Data extract:
......
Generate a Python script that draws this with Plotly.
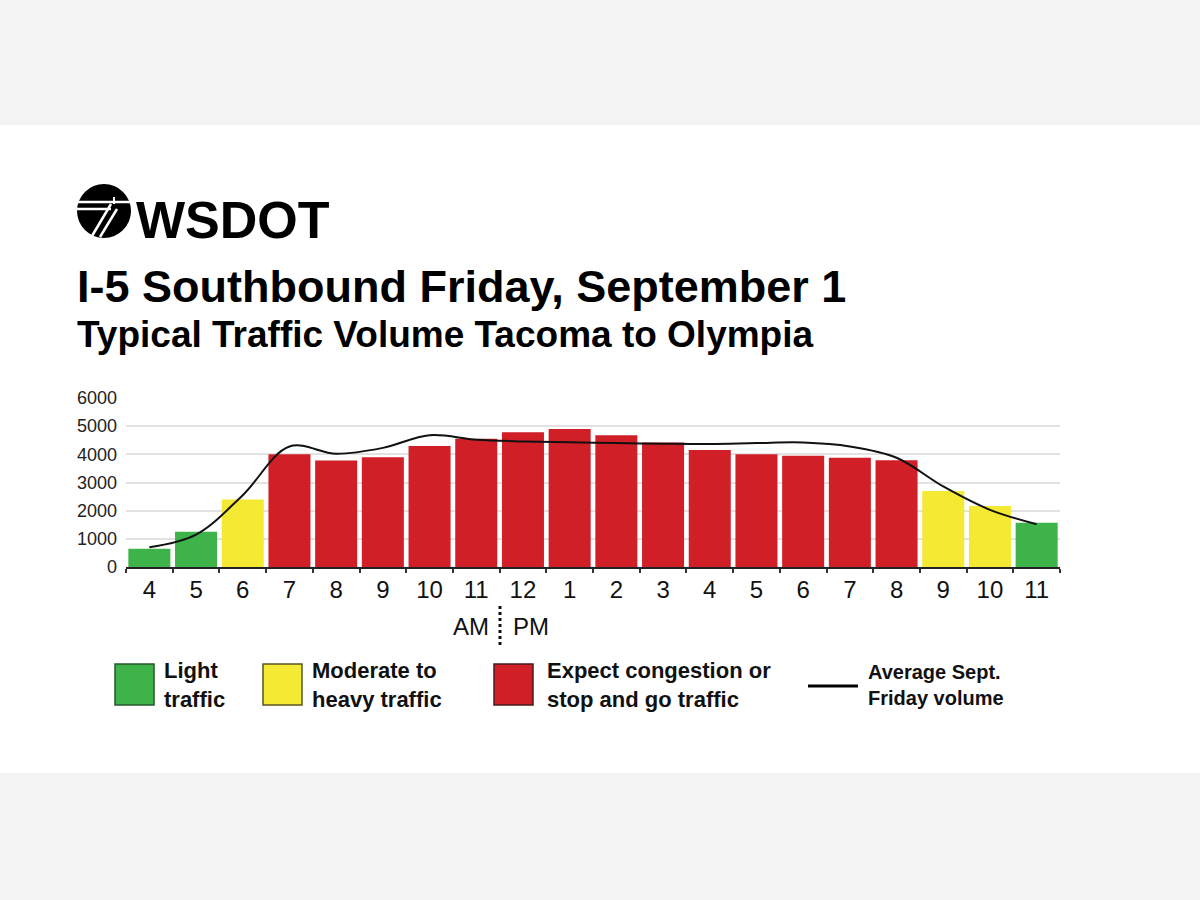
......
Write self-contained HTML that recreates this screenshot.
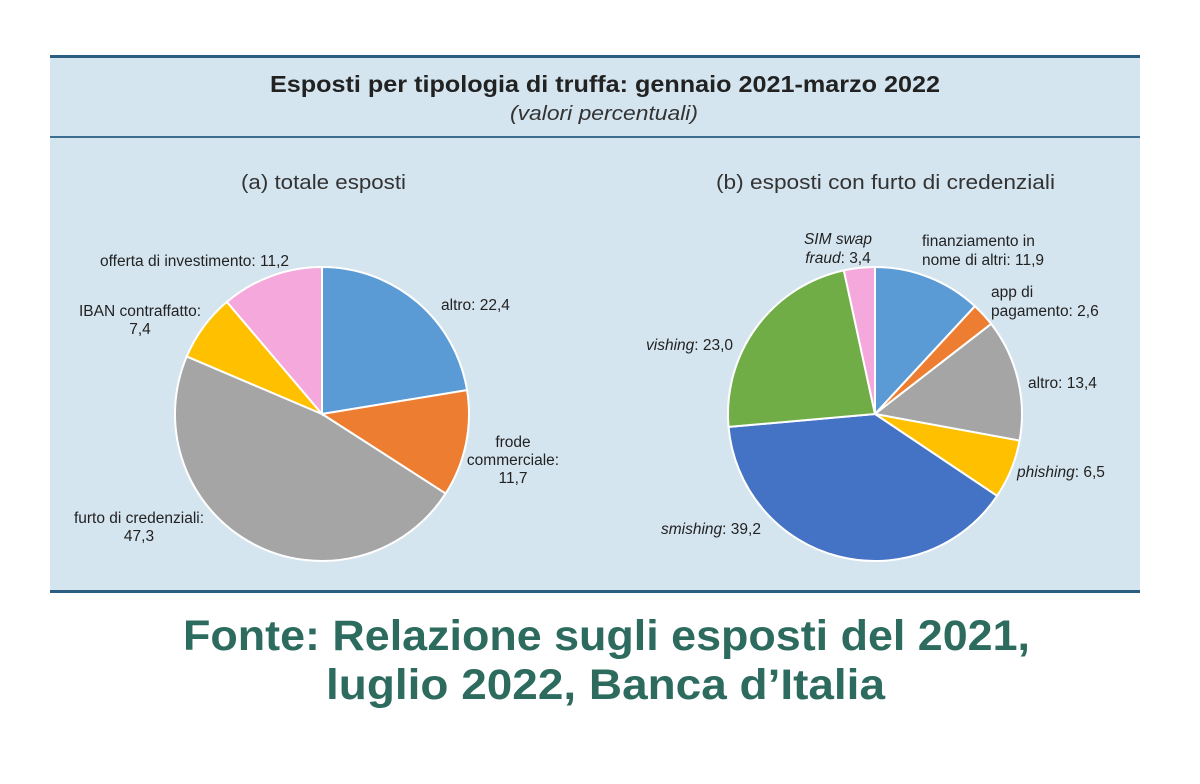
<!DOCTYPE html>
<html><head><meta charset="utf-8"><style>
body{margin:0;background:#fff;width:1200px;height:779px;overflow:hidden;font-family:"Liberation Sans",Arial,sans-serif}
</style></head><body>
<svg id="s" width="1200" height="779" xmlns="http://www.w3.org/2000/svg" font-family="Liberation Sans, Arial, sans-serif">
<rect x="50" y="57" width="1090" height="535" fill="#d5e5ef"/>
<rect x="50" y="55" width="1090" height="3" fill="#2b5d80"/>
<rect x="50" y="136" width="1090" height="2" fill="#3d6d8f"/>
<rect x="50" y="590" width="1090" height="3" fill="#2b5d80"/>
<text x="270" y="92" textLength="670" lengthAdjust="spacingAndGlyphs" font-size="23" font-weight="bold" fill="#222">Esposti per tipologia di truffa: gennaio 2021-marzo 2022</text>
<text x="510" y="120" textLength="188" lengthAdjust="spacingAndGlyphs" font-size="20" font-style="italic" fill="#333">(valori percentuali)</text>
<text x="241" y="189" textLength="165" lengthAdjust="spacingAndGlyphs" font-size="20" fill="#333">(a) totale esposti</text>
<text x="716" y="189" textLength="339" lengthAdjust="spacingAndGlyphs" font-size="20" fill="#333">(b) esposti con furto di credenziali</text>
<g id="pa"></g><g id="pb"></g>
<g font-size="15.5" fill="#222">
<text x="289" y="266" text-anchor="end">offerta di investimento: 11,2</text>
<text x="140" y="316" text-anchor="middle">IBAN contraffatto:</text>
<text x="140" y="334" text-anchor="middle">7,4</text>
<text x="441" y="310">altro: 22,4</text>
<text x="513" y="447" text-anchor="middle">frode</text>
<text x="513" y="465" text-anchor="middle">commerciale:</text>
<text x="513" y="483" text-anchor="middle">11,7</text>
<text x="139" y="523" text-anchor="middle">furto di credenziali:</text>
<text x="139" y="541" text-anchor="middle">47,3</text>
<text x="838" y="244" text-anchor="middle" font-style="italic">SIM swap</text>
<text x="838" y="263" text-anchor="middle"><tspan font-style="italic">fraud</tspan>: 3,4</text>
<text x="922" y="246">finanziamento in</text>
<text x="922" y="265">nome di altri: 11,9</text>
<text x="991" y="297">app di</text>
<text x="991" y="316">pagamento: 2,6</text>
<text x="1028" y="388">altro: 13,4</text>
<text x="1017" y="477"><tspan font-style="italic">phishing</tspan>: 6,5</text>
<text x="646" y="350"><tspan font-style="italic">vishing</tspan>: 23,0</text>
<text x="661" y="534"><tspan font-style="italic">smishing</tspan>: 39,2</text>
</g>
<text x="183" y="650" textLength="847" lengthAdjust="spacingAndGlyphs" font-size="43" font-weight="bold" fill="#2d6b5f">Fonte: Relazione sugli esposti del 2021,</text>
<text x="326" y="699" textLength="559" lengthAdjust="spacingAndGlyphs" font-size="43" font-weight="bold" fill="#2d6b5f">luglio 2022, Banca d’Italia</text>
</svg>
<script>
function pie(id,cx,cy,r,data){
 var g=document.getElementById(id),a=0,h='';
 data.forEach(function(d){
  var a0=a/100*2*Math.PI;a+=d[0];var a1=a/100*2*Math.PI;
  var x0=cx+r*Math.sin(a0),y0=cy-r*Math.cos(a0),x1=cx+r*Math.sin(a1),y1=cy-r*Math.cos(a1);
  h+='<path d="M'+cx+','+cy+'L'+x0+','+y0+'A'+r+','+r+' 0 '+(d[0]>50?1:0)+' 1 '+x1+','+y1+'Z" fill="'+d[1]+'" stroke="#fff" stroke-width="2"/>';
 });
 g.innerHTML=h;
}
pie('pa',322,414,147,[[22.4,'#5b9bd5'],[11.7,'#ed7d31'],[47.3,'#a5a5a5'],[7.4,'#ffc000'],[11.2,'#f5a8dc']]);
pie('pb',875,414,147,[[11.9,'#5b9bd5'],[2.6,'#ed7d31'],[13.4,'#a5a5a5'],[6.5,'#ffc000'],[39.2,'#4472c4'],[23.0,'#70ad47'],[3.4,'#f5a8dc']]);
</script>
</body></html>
......
Task directions:
Pick out the lines that include the word "this" and write them out.

Problem solution:
Generate a Python script that draws this with Plotly.
Write self-contained HTML that recreates this screenshot.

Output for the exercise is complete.